**Figure scripts:**
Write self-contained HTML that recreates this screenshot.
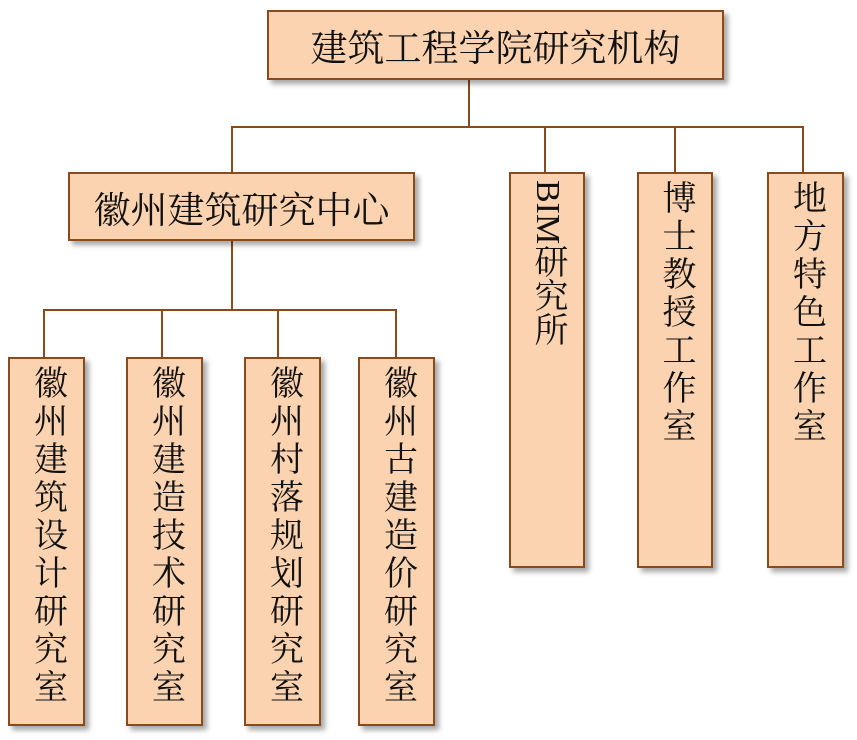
<!DOCTYPE html>
<html><head><meta charset="utf-8"><style>
body{margin:0;width:857px;height:740px;background:#fff;position:relative;overflow:hidden;font-family:"Liberation Serif","Noto Serif CJK SC",serif;color:#111}
.b{position:absolute;box-sizing:border-box;background:#fbd3b0;border:2px solid #8b4a1c;box-shadow:4px 4px 5px rgba(0,0,0,.35)}
.h{display:flex;align-items:center;justify-content:center;font-size:37px}
.v{font-size:34px;padding-top:6px;text-align:center}
.v span{display:block;margin:0 auto;width:36px;writing-mode:vertical-rl;text-orientation:upright;letter-spacing:4px;line-height:36px}
.v span.m{text-orientation:mixed}
.l{position:absolute;background:#8b4a1c}
</style></head><body>
<div class="l" style="left:468px;top:79px;width:2px;height:49px"></div>
<div class="l" style="left:231px;top:126px;width:573px;height:2px"></div>
<div class="l" style="left:231px;top:126px;width:2px;height:47px"></div>
<div class="l" style="left:544px;top:126px;width:2px;height:47px"></div>
<div class="l" style="left:674px;top:126px;width:2px;height:47px"></div>
<div class="l" style="left:802px;top:126px;width:2px;height:47px"></div>
<div class="l" style="left:231px;top:240px;width:2px;height:70px"></div>
<div class="l" style="left:43px;top:309px;width:354px;height:2px"></div>
<div class="l" style="left:43px;top:309px;width:2px;height:49px"></div>
<div class="l" style="left:161px;top:309px;width:2px;height:49px"></div>
<div class="l" style="left:277px;top:309px;width:2px;height:49px"></div>
<div class="l" style="left:395px;top:309px;width:2px;height:49px"></div>

<div class="b h" style="left:267px;top:10px;width:457px;height:70px">建筑工程学院研究机构</div>
<div class="b h" style="left:68px;top:172px;width:347px;height:69px">徽州建筑研究中心</div>

<div class="b v" style="left:509px;top:172px;width:76px;height:396px"><span class="m" style="letter-spacing:0">BIM研究所</span></div>
<div class="b v" style="left:637px;top:172px;width:76px;height:396px"><span>博士教授工作室</span></div>
<div class="b v" style="left:767px;top:172px;width:77px;height:396px"><span>地方特色工作室</span></div>

<div class="b v" style="left:8px;top:357px;width:77px;height:369px"><span>徽州建筑设计研究室</span></div>
<div class="b v" style="left:126px;top:357px;width:77px;height:369px"><span>徽州建造技术研究室</span></div>
<div class="b v" style="left:244px;top:357px;width:77px;height:369px"><span>徽州村落规划研究室</span></div>
<div class="b v" style="left:358px;top:357px;width:77px;height:369px"><span>徽州古建造价研究室</span></div>
</body></html>
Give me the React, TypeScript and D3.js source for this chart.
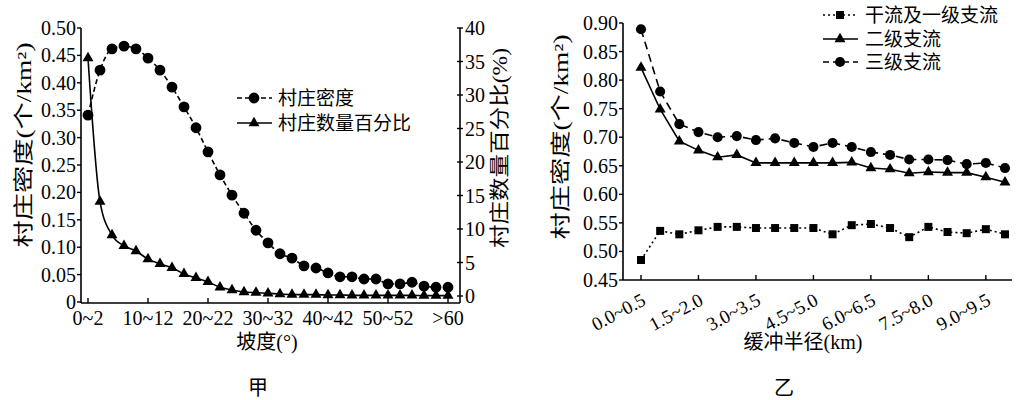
import React from 'react';
import * as d3 from 'd3';

// ---------- 甲 data ----------
const slopeCats = [
  '0~2', '2~4', '4~6', '6~8', '8~10', '10~12', '12~14', '14~16', '16~18', '18~20',
  '20~22', '22~24', '24~26', '26~28', '28~30', '30~32', '32~34', '34~36', '36~38', '38~40',
  '40~42', '42~44', '44~46', '46~48', '48~50', '50~52', '52~54', '54~56', '56~58', '58~60', '>60',
];
const slopeTickLabels = ['0~2', '10~12', '20~22', '30~32', '40~42', '50~52', '>60'];
const villageDensity = [
  0.341, 0.423, 0.462, 0.467, 0.462, 0.445, 0.423, 0.392, 0.356, 0.318,
  0.274, 0.232, 0.195, 0.162, 0.131, 0.108, 0.088, 0.080, 0.066, 0.062,
  0.053, 0.046, 0.046, 0.042, 0.042, 0.033, 0.033, 0.036, 0.029, 0.027, 0.027,
];
const villagePct = [
  35.5, 14.1, 9.1, 7.5, 6.7, 5.5, 4.8, 4.2, 3.3, 2.7,
  2.1, 1.3, 0.9, 0.6, 0.5, 0.4, 0.3, 0.2, 0.2, 0.2,
  0.15, 0.15, 0.1, 0.1, 0.1, 0.1, 0.1, 0.1, 0.05, 0.05, 0.05,
];
const densityTicksL = [0, 0.05, 0.1, 0.15, 0.2, 0.25, 0.3, 0.35, 0.4, 0.45, 0.5];
const pctTicks = [0, 5, 10, 15, 20, 25, 30, 35, 40];

// ---------- 乙 data ----------
const bufferCats = [
  '0.0~0.5', '0.5~1.0', '1.0~1.5', '1.5~2.0', '2.0~2.5', '2.5~3.0', '3.0~3.5', '3.5~4.0', '4.0~4.5', '4.5~5.0',
  '5.0~5.5', '5.5~6.0', '6.0~6.5', '6.5~7.0', '7.0~7.5', '7.5~8.0', '8.0~8.5', '8.5~9.0', '9.0~9.5', '9.5~10.0',
];
const bufferTickLabels = ['0.0~0.5', '1.5~2.0', '3.0~3.5', '4.5~5.0', '6.0~6.5', '7.5~8.0', '9.0~9.5'];
const mainStream = [
  0.485, 0.536, 0.530, 0.537, 0.543, 0.543, 0.541, 0.541, 0.541, 0.541,
  0.530, 0.546, 0.548, 0.541, 0.525, 0.543, 0.534, 0.532, 0.539, 0.530,
];
const secondTrib = [
  0.822, 0.749, 0.693, 0.677, 0.665, 0.669, 0.655, 0.655, 0.655, 0.655,
  0.655, 0.656, 0.646, 0.644, 0.637, 0.639, 0.638, 0.638, 0.630, 0.621,
];
const thirdTrib = [
  0.889, 0.780, 0.723, 0.709, 0.700, 0.702, 0.695, 0.698, 0.690, 0.683,
  0.690, 0.683, 0.674, 0.669, 0.661, 0.661, 0.660, 0.653, 0.655, 0.646,
];
const densityTicksR = [0.45, 0.5, 0.55, 0.6, 0.65, 0.7, 0.75, 0.8, 0.85, 0.9];

const FONT = "'Liberation Serif', 'Noto Sans CJK SC', serif";

const triPath = d3.symbol(d3.symbolTriangle, 52)() as string;
const circPathL = d3.symbol(d3.symbolCircle, 92)() as string;
const circPathR = d3.symbol(d3.symbolCircle, 80)() as string;
const sqPath = d3.symbol(d3.symbolSquare, 64)() as string;

export default function App() {
  // ---- 甲 scales ----
  const xL = d3.scalePoint<string>().domain(slopeCats).range([88, 448]);
  const yL = d3.scaleLinear().domain([0, 0.5]).range([302, 28]);
  const yP = d3.scaleLinear().domain([0, 40]).range([296, 28]);
  const axL = 81, axR = 460, axB = 303, axT = 28;

  const densLine = d3.line<number>()
    .x((_, i) => xL(slopeCats[i]) as number)
    .y((d) => yL(d))
    .curve(d3.curveMonotoneX);
  const pctLine = d3.line<number>()
    .x((_, i) => xL(slopeCats[i]) as number)
    .y((d) => yP(d))
    .curve(d3.curveMonotoneX);

  // ---- 乙 scales ----
  const xB = d3.scalePoint<string>().domain(bufferCats).range([641, 1005]);
  const yB = d3.scaleLinear().domain([0.45, 0.9]).range([280, 23]);
  const bL = 623, bR = 1012, bB = 280, bT = 23;
  const lineB = d3.line<number>()
    .x((_, i) => xB(bufferCats[i]) as number)
    .y((d) => yB(d));

  const sw = 1.6;

  return (
    <svg width={1019} height={400} style={{ position: 'absolute', left: 0, top: 0, background: '#fff' }}
      fontFamily={FONT}>
      <rect x={0} y={0} width={1019} height={400} fill="#fff" />

      {/* ================= 甲 ================= */}
      <g>
        <line x1={axL} y1={axT} x2={axL} y2={axB} stroke="#000" strokeWidth={1.6} />
        <line x1={axR} y1={axT} x2={axR} y2={axB} stroke="#000" strokeWidth={1.6} />
        <line x1={axL} y1={axB} x2={axR} y2={axB} stroke="#000" strokeWidth={1.6} />
        {densityTicksL.map((t) => (
          <g key={'yl' + t}>
            <line x1={axL - 4} x2={axL} y1={yL(t)} y2={yL(t)} stroke="#000" strokeWidth={1.4} />
            <text x={axL - 5} y={yL(t)} dy="0.35em" textAnchor="end" fontSize={20}>
              {t === 0 ? '0' : t.toFixed(2)}
            </text>
          </g>
        ))}
        {pctTicks.map((t) => (
          <g key={'yp' + t}>
            <line x1={axR - 3} x2={axR + 3} y1={yP(t)} y2={yP(t)} stroke="#000" strokeWidth={1.4} />
            <text x={axR + 5} y={yP(t)} dy="0.35em" textAnchor="start" fontSize={20}>{t}</text>
          </g>
        ))}
        {slopeTickLabels.map((c) => (
          <g key={'xl' + c}>
            <line x1={xL(c)} x2={xL(c)} y1={axB} y2={axB - 5} stroke="#000" strokeWidth={1.4} />
            <text x={xL(c)} y={axB + 22} textAnchor="middle" fontSize={20}>{c}</text>
          </g>
        ))}

        <path d={pctLine(villagePct) as string} fill="none" stroke="#000" strokeWidth={sw} />
        <path d={densLine(villageDensity) as string} fill="none" stroke="#000" strokeWidth={sw} strokeDasharray="5,3" />
        {villagePct.map((v, i) => (
          <path key={'tp' + i} d={triPath} transform={`translate(${xL(slopeCats[i])},${yP(v)})`} fill="#000" />
        ))}
        {villageDensity.map((v, i) => (
          <path key={'cd' + i} d={circPathL} transform={`translate(${xL(slopeCats[i])},${yL(v)})`} fill="#000" />
        ))}

        {/* legend */}
        <line x1={237} x2={272} y1={98} y2={98} stroke="#000" strokeWidth={sw} strokeDasharray="5,3" />
        <path d={circPathL} transform="translate(254,98)" fill="#000" />
        <text x={278} y={98} dy="0.36em" fontSize={19}>村庄密度</text>
        <line x1={237} x2={272} y1={123} y2={123} stroke="#000" strokeWidth={sw} />
        <path d={triPath} transform="translate(254,123)" fill="#000" />
        <text x={278} y={123} dy="0.36em" fontSize={19}>村庄数量百分比</text>

        <text transform="translate(24,145) rotate(-90)" textAnchor="middle" dominantBaseline="central"
          fontSize={20} textLength={205} lengthAdjust="spacingAndGlyphs">村庄密度(个/km²)</text>
        <text transform="translate(500,148) rotate(-90)" textAnchor="middle" dominantBaseline="central"
          fontSize={20} textLength={200} lengthAdjust="spacingAndGlyphs">村庄数量百分比(%)</text>
        <text x={267} y={342} dy="0.35em" textAnchor="middle" fontSize={20}>坡度(°)</text>
        <text x={258} y={388} dy="0.35em" textAnchor="middle" fontSize={20}>甲</text>
      </g>

      {/* ================= 乙 ================= */}
      <g>
        <line x1={bL} y1={bT} x2={bL} y2={bB} stroke="#000" strokeWidth={1.6} />
        <line x1={bL} y1={bB} x2={bR} y2={bB} stroke="#000" strokeWidth={1.6} />
        {densityTicksR.map((t) => (
          <g key={'yb' + t}>
            <line x1={bL - 4} x2={bL} y1={yB(t)} y2={yB(t)} stroke="#000" strokeWidth={1.4} />
            <text x={bL - 5} y={yB(t)} dy="0.35em" textAnchor="end" fontSize={20}>{t.toFixed(2)}</text>
          </g>
        ))}
        {bufferTickLabels.map((c) => (
          <g key={'xb' + c}>
            <line x1={xB(c)} x2={xB(c)} y1={bB} y2={bB - 5} stroke="#000" strokeWidth={1.4} />
            <text transform={`translate(${(xB(c) as number) + 6},${bB + 24}) rotate(-28)`} textAnchor="end"
              fontSize={19}>{c}</text>
          </g>
        ))}

        <path d={lineB(mainStream) as string} fill="none" stroke="#000" strokeWidth={sw} strokeDasharray="2,3" />
        <path d={lineB(secondTrib) as string} fill="none" stroke="#000" strokeWidth={sw} />
        <path d={lineB(thirdTrib) as string} fill="none" stroke="#000" strokeWidth={sw} strokeDasharray="8,5" />
        {mainStream.map((v, i) => (
          <path key={'ms' + i} d={sqPath} transform={`translate(${xB(bufferCats[i])},${yB(v)})`} fill="#000" />
        ))}
        {secondTrib.map((v, i) => (
          <path key={'st' + i} d={triPath} transform={`translate(${xB(bufferCats[i])},${yB(v)})`} fill="#000" />
        ))}
        {thirdTrib.map((v, i) => (
          <path key={'tt' + i} d={circPathR} transform={`translate(${xB(bufferCats[i])},${yB(v)})`} fill="#000" />
        ))}

        {/* legend */}
        <line x1={823} x2={858} y1={15} y2={15} stroke="#000" strokeWidth={sw} strokeDasharray="2,3" />
        <path d={sqPath} transform="translate(840,15)" fill="#000" />
        <text x={865} y={15} dy="0.36em" fontSize={19}>干流及一级支流</text>
        <line x1={823} x2={858} y1={39} y2={39} stroke="#000" strokeWidth={sw} />
        <path d={triPath} transform="translate(840,39)" fill="#000" />
        <text x={865} y={39} dy="0.36em" fontSize={19}>二级支流</text>
        <line x1={823} x2={858} y1={62} y2={62} stroke="#000" strokeWidth={sw} strokeDasharray="6,4" />
        <path d={circPathR} transform="translate(840,62)" fill="#000" />
        <text x={865} y={62} dy="0.36em" fontSize={19}>三级支流</text>

        <text transform="translate(561,137) rotate(-90)" textAnchor="middle" dominantBaseline="central"
          fontSize={20} textLength={205} lengthAdjust="spacingAndGlyphs">村庄密度(个/km²)</text>
        <text x={803} y={342} dy="0.35em" textAnchor="middle" fontSize={20}>缓冲半径(km)</text>
        <text x={784} y={388} dy="0.35em" textAnchor="middle" fontSize={20}>乙</text>
      </g>
    </svg>
  );
}
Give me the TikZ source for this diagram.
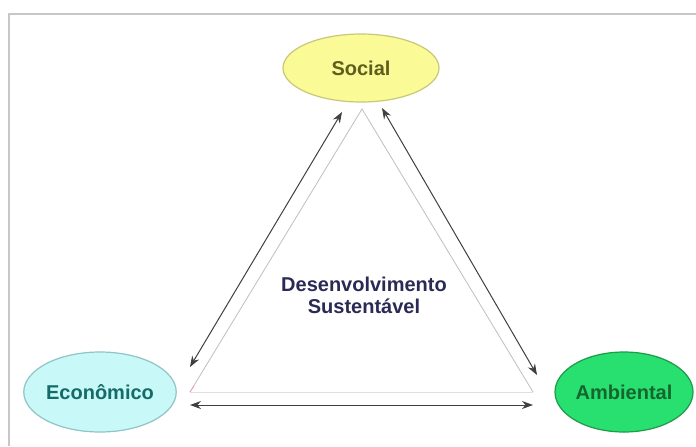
\documentclass[tikz,border=0pt]{standalone}
\usepackage{fontspec}
\setmainfont{Liberation Sans}
\usetikzlibrary{shapes.geometric,arrows.meta}
\definecolor{socfill}{HTML}{FAFA96}
\definecolor{socdraw}{HTML}{C8C878}
\definecolor{soctext}{HTML}{5E5E1E}
\definecolor{ecofill}{HTML}{C8F8F8}
\definecolor{ecodraw}{HTML}{90C4C8}
\definecolor{ecotext}{HTML}{156A6A}
\definecolor{ambfill}{HTML}{28E070}
\definecolor{ambdraw}{HTML}{1E9A4A}
\definecolor{ambtext}{HTML}{15652E}
\definecolor{centtext}{HTML}{2A2A55}
\begin{document}
\begin{tikzpicture}[x=0.5pt,y=-0.5pt,
  pillar/.style={ellipse,line width=0.6pt,inner sep=0pt,
    font=\fontsize{10}{12}\selectfont\bfseries},
  rel/.style={{Stealth[length=5.5pt,width=4pt]}-{Stealth[length=5.5pt,width=4pt]},line width=0.5pt,draw=black!75},
  tri/.style={draw=black!25,line width=0.4pt}]
\useasboundingbox[fill=white] (0,0) rectangle (696,446);
\draw[black!22,line width=1pt] (9,446) -- (9,14) -- (696,14);
\node[pillar,fill=socfill,draw=socdraw,text=soctext,minimum width=78pt,minimum height=34pt] (soc) at (361,68) {Social};
\node[pillar,fill=ecofill,draw=ecodraw,text=ecotext,minimum width=75pt,minimum height=40pt] (eco) at (100,392) {Econômico};
\node[pillar,fill=ambfill,draw=ambdraw,text=ambtext,minimum width=69pt,minimum height=40pt] (amb) at (624,392) {Ambiental};
\coordinate (apex) at (362,109);
\coordinate (bl) at (190,392);
\coordinate (br) at (533,392);
\draw[tri] (bl) -- (apex) -- (br);
\draw[draw=black!12,line width=0.4pt] (bl) -- (br);
\draw[draw=magenta!40,line width=0.4pt] (bl) -- ++(4,-6);
\coordinate (l1) at (342,112);
\coordinate (l2) at (190,367);
\coordinate (r1) at (382,108);
\coordinate (r2) at (537,375);
\coordinate (b1) at (190,405);
\coordinate (b2) at (533,405);
\draw[rel] (l2) -- (l1);
\draw[rel] (r1) -- (r2);
\draw[rel] (b1) -- (b2);
\node[font=\fontsize{10}{11}\selectfont\bfseries,text=centtext,align=center] (ds) at (364,295) {Desenvolvimento\\Sustentável};
\end{tikzpicture}
\end{document}
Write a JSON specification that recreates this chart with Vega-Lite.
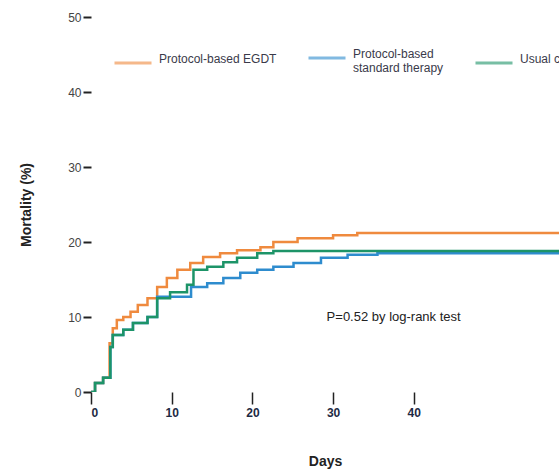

**What to work on:**
Restate word for word the part that opens with the line containing "Give me the React, TypeScript" and closes with the line containing "import * as d3 from 'd3';", both ends included, and nothing else. Omit any images.

**Problem solution:**
Give me the React, TypeScript and D3.js source for this chart.
import React from 'react';
import * as d3 from 'd3';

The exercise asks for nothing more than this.